:: Dataset records ::

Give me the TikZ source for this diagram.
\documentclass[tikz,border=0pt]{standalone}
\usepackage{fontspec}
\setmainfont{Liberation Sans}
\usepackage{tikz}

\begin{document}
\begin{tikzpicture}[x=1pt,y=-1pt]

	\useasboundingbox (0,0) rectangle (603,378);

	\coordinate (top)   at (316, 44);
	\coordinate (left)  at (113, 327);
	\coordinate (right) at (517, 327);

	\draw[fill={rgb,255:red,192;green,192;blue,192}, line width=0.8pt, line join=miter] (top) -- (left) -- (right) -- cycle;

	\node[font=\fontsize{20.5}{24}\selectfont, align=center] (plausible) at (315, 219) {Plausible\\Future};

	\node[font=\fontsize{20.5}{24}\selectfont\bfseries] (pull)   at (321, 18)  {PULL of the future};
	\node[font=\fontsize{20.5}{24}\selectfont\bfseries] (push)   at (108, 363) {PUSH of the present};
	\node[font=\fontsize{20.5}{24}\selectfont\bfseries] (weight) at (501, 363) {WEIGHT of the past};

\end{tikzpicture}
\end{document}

:::
:: Dataset records ::

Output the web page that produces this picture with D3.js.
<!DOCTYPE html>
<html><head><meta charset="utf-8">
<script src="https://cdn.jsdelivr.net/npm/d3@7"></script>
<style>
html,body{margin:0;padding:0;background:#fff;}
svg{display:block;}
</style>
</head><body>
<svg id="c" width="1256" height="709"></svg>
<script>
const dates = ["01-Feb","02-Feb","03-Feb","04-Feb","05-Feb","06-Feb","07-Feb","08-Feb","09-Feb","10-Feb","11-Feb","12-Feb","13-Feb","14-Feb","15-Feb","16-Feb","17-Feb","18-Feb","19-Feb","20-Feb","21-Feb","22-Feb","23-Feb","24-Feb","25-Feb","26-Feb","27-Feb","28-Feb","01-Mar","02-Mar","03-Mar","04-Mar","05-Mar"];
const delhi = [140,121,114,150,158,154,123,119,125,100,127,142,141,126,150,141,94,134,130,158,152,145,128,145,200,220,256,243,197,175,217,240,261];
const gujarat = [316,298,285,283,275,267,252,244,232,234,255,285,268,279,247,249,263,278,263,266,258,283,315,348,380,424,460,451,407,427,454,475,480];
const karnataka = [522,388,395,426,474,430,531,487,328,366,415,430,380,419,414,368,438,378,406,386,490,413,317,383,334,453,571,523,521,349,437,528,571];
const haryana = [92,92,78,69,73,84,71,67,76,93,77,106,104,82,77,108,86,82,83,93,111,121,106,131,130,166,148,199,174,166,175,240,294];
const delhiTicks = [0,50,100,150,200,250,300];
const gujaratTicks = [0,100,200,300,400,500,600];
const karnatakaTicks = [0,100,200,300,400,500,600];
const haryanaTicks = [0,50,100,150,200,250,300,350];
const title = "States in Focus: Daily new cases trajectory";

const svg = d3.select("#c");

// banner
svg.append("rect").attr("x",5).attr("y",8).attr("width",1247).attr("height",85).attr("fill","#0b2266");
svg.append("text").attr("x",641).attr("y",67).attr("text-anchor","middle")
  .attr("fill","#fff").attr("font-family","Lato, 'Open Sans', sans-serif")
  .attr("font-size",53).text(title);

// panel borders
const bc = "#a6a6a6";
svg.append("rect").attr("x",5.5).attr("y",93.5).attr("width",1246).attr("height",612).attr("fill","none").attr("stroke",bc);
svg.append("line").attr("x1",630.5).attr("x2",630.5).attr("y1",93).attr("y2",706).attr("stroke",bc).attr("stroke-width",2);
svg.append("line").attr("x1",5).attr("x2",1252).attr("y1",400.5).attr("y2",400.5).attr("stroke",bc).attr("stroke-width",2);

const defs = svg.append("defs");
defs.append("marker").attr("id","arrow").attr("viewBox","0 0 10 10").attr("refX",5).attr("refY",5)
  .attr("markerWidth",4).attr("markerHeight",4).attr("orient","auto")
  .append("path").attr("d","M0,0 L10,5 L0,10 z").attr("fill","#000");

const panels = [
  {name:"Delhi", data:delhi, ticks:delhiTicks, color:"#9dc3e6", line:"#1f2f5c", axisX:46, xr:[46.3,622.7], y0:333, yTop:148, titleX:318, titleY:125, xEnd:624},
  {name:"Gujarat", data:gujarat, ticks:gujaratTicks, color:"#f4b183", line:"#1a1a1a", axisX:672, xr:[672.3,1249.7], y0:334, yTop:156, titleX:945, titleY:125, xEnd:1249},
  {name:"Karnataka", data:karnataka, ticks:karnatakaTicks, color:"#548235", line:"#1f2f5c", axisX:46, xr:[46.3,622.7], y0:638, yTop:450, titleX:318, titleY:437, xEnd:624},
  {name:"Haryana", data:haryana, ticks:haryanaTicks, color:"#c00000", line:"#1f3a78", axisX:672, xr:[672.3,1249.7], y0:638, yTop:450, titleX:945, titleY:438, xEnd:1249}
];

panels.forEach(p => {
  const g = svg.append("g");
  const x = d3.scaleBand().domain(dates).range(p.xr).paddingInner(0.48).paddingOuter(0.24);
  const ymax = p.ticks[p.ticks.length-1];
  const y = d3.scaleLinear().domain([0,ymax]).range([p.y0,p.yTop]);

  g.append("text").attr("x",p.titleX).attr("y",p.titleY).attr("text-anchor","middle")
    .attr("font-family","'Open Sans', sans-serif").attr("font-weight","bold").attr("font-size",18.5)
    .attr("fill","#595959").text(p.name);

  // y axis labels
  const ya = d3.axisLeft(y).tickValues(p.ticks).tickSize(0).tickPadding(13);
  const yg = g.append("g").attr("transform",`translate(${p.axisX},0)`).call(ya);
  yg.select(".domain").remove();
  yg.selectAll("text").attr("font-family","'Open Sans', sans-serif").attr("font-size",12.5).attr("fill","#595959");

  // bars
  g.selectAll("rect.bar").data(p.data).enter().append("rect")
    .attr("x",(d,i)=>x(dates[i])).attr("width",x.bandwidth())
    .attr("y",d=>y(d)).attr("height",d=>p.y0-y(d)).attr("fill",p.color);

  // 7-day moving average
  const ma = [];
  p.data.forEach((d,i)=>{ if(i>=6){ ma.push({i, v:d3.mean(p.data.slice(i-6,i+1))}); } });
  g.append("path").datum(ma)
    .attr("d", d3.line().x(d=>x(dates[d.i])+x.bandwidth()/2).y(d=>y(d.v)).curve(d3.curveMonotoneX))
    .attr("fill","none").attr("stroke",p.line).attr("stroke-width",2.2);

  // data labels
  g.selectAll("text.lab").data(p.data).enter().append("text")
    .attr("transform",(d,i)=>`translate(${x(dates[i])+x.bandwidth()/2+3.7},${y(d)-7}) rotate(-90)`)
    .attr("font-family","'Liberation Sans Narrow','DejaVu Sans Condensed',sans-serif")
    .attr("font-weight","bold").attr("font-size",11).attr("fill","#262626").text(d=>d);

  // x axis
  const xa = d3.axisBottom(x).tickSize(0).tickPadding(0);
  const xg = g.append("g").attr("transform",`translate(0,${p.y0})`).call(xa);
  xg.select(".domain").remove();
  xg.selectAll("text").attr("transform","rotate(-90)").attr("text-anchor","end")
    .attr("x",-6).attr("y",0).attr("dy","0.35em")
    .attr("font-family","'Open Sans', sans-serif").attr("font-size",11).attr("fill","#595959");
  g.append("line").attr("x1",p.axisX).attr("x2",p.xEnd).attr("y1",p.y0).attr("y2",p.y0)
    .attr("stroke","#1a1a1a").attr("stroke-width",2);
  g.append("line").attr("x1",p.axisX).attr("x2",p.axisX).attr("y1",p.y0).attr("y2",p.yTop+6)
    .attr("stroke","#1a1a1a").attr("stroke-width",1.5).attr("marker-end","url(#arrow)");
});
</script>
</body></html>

:::
:: Dataset records ::

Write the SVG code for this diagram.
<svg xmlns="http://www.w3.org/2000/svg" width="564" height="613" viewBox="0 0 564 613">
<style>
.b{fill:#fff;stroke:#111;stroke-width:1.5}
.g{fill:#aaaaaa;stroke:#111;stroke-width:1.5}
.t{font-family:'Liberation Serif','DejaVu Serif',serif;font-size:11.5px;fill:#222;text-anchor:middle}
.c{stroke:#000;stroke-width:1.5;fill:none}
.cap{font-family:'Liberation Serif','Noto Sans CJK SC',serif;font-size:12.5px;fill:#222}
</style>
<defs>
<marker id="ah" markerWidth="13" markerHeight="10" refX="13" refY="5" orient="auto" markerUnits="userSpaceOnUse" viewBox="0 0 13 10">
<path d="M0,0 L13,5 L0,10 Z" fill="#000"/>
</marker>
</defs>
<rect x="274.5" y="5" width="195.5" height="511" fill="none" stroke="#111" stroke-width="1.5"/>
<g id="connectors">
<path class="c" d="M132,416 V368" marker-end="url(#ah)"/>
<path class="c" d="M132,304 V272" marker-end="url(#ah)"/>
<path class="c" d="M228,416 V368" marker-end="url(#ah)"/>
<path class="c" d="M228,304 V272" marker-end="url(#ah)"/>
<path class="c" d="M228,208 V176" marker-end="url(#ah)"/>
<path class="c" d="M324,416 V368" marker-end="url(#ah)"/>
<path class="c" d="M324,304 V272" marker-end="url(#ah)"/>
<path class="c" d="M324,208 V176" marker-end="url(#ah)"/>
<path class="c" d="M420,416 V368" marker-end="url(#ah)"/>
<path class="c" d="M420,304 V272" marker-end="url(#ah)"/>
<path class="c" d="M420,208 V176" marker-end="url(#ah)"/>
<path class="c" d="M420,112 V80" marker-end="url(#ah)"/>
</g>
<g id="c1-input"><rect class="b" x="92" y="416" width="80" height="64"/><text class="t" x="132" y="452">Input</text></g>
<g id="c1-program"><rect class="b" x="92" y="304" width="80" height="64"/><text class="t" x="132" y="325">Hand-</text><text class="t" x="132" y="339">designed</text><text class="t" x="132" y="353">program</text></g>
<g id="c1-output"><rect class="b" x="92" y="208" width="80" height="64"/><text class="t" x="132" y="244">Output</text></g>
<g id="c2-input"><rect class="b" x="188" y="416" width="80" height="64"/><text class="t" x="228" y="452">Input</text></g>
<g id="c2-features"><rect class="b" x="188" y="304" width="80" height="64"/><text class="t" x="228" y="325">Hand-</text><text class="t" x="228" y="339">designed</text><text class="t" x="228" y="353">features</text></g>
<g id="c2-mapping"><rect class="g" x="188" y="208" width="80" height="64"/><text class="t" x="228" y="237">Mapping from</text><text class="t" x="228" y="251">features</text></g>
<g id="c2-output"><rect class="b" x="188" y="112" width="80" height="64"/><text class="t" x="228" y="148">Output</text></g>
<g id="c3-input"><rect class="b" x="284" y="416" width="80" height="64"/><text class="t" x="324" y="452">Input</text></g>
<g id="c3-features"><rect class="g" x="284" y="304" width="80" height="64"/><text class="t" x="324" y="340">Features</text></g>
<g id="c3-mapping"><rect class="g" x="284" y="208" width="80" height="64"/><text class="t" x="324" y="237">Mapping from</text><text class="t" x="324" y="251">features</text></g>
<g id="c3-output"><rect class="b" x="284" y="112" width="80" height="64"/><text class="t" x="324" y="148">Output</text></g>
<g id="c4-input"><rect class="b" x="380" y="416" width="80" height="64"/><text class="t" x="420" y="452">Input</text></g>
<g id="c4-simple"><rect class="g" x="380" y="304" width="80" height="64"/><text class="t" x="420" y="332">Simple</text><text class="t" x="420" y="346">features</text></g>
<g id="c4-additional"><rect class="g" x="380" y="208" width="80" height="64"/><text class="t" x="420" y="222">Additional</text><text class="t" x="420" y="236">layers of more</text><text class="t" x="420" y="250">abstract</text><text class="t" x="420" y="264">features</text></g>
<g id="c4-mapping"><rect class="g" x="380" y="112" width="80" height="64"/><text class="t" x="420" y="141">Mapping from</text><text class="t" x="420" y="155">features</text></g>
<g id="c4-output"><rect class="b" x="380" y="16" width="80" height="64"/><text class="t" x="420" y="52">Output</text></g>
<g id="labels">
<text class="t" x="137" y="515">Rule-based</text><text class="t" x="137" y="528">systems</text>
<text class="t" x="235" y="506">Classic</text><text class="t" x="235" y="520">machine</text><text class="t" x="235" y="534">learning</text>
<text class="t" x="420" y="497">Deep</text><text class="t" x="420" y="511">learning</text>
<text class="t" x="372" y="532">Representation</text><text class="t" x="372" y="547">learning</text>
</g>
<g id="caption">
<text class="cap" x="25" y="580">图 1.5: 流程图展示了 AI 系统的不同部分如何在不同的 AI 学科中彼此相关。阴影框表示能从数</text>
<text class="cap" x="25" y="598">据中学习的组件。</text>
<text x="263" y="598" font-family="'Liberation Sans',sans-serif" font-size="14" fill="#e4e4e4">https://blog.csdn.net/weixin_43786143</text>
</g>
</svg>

:::

Exercise description
In the entries above, find each line with the string "this" and copy it.

Exercise output
Give me the TikZ source for this diagram.
Output the web page that produces this picture with D3.js.
Write the SVG code for this diagram.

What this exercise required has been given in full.